Please reproduce the lines of the records below from the one holding "Reproduce this chart with matplotlib." through the one holding "from matplotlib.patches import Rectangle", inclusive, skipping all pictures.

☆ ☆ ☆

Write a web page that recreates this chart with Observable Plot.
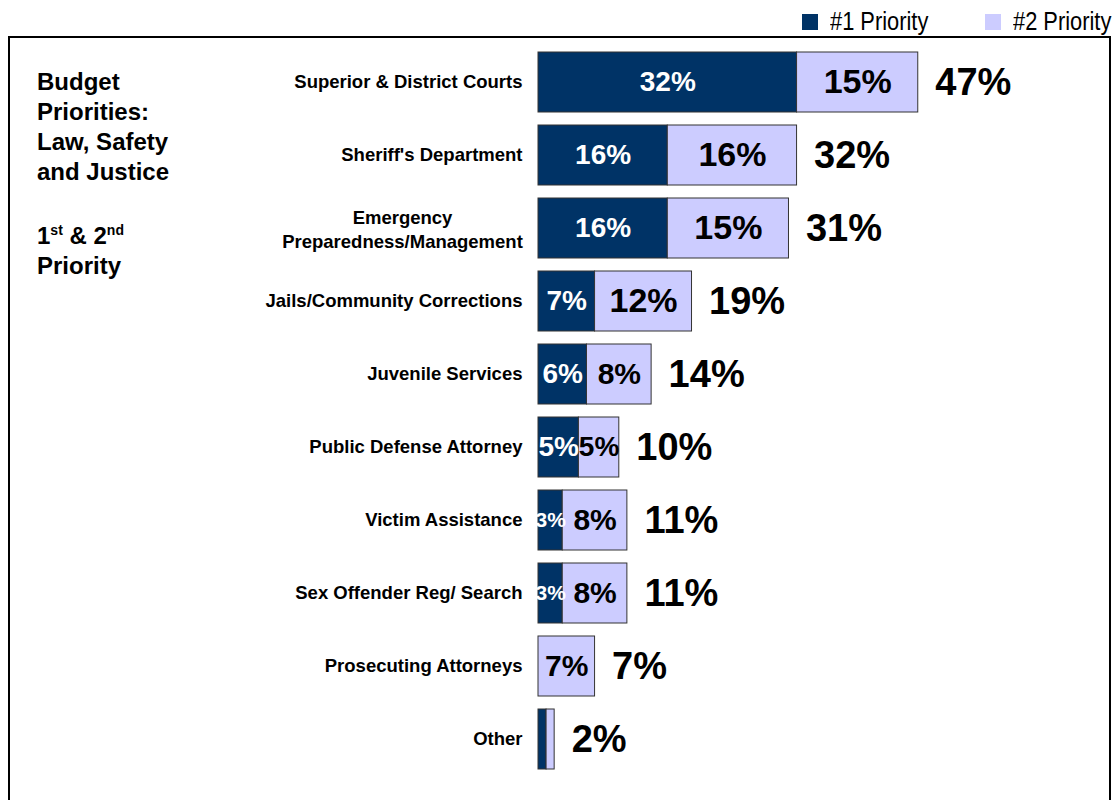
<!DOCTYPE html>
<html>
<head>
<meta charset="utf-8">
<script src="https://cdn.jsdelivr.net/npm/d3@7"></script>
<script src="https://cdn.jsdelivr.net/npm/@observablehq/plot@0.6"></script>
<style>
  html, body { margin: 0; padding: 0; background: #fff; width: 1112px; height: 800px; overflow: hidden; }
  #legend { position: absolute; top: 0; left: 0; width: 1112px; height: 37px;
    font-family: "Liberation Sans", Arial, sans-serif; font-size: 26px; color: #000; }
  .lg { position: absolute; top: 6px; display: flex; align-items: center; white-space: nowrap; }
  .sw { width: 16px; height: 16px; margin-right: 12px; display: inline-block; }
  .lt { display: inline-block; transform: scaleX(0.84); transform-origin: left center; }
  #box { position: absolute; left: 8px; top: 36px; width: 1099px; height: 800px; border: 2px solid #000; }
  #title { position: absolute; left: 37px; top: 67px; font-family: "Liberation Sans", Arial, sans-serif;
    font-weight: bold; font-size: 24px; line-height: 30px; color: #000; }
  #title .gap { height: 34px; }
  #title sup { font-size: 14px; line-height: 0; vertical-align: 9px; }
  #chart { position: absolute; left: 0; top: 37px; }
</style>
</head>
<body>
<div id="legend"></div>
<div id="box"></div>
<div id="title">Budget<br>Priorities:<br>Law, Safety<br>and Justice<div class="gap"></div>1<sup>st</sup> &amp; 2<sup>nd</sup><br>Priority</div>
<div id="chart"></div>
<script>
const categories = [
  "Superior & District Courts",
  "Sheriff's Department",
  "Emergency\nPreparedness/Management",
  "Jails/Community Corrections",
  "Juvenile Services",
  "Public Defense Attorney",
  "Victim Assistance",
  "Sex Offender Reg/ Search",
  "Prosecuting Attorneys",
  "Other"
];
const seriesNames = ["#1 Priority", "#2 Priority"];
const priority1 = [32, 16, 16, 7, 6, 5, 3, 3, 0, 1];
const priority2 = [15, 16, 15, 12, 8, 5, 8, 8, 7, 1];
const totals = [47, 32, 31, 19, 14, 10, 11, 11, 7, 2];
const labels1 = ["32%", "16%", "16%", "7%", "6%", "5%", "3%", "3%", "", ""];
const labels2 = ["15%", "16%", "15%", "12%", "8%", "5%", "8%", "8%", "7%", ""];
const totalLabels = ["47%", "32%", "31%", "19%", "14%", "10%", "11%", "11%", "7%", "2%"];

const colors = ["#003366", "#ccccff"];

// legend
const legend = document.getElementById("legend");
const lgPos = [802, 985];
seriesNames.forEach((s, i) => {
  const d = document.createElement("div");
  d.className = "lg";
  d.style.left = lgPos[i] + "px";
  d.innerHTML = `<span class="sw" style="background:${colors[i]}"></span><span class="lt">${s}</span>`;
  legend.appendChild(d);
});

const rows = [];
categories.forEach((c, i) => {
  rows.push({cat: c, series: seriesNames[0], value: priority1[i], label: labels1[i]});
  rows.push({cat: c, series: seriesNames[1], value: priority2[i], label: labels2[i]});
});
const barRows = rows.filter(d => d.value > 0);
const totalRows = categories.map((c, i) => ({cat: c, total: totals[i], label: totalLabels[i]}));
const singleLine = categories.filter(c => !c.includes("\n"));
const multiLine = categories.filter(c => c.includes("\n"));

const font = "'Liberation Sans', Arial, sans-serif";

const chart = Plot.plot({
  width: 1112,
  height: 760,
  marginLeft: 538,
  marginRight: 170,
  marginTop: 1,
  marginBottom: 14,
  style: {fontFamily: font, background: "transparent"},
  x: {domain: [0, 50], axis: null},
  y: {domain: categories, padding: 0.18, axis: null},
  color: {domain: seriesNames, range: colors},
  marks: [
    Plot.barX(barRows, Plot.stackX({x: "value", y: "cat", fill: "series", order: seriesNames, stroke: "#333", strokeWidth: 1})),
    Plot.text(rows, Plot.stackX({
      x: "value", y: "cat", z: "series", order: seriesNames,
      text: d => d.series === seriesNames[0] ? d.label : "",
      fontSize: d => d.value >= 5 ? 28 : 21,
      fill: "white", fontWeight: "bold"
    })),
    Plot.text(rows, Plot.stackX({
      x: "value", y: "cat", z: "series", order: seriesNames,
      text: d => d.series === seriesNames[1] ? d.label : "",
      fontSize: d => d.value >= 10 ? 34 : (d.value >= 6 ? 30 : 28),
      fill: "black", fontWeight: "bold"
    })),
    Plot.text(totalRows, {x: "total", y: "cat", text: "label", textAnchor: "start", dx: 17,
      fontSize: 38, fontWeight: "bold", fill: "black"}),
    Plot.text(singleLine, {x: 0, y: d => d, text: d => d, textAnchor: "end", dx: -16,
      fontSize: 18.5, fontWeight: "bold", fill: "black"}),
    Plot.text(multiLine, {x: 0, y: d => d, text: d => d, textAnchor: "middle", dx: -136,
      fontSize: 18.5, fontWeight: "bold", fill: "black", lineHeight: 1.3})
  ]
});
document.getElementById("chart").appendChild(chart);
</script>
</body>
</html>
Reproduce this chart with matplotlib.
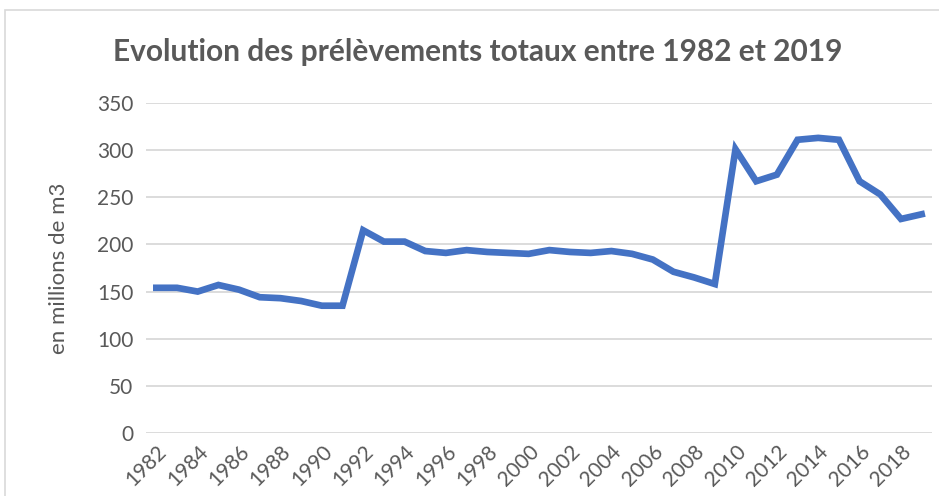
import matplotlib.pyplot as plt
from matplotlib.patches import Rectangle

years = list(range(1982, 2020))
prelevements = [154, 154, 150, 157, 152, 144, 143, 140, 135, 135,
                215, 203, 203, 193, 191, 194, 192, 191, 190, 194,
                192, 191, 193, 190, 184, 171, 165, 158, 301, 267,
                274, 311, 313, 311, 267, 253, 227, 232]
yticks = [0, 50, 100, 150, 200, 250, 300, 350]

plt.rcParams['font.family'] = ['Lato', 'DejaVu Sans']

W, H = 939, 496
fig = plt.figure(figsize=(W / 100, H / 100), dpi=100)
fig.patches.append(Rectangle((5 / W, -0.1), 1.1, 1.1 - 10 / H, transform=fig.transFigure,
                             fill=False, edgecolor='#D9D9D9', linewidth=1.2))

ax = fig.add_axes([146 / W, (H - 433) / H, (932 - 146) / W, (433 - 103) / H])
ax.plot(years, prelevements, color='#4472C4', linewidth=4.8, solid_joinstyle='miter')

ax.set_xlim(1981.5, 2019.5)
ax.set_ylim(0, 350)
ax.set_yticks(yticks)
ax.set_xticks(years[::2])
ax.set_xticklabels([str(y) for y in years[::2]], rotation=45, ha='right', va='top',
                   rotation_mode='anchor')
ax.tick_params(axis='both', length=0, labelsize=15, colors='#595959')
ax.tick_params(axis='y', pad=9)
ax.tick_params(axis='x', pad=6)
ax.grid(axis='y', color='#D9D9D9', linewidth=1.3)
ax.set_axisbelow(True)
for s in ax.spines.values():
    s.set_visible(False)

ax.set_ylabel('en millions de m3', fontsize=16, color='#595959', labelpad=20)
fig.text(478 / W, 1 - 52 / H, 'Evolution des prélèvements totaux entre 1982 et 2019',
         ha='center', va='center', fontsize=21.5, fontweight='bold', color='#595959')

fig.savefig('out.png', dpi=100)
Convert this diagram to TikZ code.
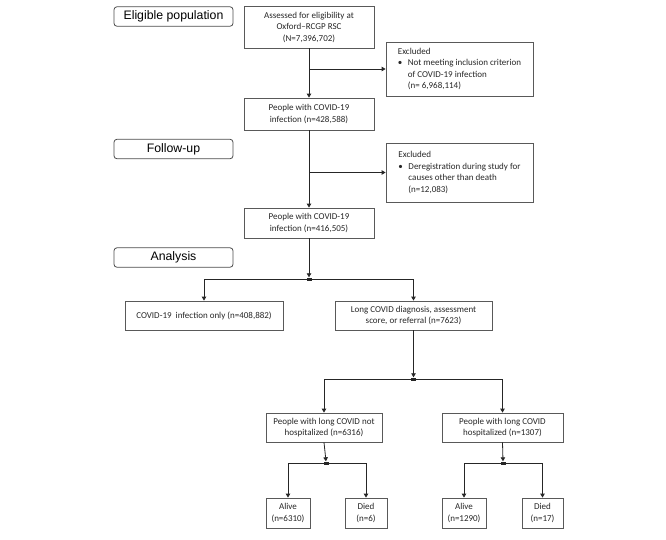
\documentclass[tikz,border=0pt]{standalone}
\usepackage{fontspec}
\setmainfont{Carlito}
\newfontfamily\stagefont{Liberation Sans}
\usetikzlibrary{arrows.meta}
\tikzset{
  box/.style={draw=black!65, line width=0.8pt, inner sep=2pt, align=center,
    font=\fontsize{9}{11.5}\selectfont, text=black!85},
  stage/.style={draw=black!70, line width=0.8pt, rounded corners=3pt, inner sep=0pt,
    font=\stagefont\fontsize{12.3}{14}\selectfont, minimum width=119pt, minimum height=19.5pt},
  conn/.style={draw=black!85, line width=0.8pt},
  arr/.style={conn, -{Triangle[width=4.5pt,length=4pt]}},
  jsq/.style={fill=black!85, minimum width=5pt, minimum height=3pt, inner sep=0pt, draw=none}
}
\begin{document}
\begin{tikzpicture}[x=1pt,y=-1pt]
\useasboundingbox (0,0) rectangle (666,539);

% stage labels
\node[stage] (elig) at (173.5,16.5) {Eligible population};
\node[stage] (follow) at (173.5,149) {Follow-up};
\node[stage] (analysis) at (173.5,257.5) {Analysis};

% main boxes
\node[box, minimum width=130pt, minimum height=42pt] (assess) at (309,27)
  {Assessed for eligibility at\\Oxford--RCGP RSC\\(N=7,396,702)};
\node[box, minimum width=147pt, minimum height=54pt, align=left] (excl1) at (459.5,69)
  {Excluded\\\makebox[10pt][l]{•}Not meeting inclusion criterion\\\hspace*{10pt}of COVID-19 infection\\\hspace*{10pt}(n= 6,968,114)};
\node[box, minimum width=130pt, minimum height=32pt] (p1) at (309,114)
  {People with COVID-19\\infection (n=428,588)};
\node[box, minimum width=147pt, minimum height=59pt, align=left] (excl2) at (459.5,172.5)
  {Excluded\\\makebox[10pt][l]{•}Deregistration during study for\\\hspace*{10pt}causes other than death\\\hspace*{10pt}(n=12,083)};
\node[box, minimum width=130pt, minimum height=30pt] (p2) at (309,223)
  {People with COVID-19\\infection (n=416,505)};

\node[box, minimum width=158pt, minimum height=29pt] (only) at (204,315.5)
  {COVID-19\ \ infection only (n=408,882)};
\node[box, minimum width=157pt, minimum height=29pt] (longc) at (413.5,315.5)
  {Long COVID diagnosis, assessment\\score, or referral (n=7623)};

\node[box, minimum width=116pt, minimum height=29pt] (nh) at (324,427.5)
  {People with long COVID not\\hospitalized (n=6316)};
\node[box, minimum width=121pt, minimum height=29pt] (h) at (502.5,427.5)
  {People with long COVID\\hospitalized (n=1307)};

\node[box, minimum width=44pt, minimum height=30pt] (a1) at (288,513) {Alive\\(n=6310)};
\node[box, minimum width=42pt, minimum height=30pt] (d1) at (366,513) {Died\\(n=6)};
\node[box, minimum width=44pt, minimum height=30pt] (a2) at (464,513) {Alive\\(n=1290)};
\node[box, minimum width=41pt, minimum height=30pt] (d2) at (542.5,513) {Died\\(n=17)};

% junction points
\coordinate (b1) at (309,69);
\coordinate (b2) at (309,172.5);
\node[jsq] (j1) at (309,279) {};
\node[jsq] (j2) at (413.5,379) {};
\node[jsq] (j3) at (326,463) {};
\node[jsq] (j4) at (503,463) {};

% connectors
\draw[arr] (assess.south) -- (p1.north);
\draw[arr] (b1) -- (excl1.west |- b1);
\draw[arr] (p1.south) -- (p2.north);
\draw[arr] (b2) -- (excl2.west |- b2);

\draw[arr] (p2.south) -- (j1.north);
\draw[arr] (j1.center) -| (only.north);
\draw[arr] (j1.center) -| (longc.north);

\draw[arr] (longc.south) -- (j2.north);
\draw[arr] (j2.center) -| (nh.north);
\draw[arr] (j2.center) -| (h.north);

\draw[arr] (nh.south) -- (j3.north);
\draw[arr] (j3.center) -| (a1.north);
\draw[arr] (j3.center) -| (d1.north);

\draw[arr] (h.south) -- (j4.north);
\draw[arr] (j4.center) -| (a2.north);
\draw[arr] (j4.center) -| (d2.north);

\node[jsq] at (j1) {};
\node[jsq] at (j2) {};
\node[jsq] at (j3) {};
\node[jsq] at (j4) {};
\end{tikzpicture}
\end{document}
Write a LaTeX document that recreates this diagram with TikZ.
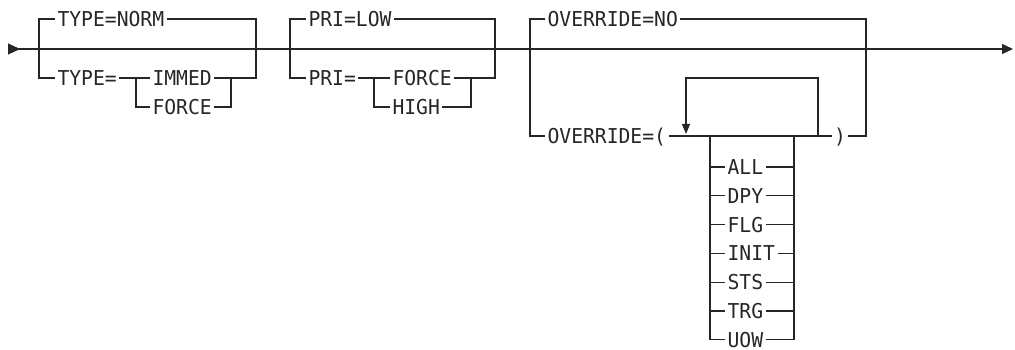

☆ ☆ ☆

* WRITTEN REPLY
Reproduce this chart with matplotlib.
import matplotlib.pyplot as plt
from matplotlib.patches import Rectangle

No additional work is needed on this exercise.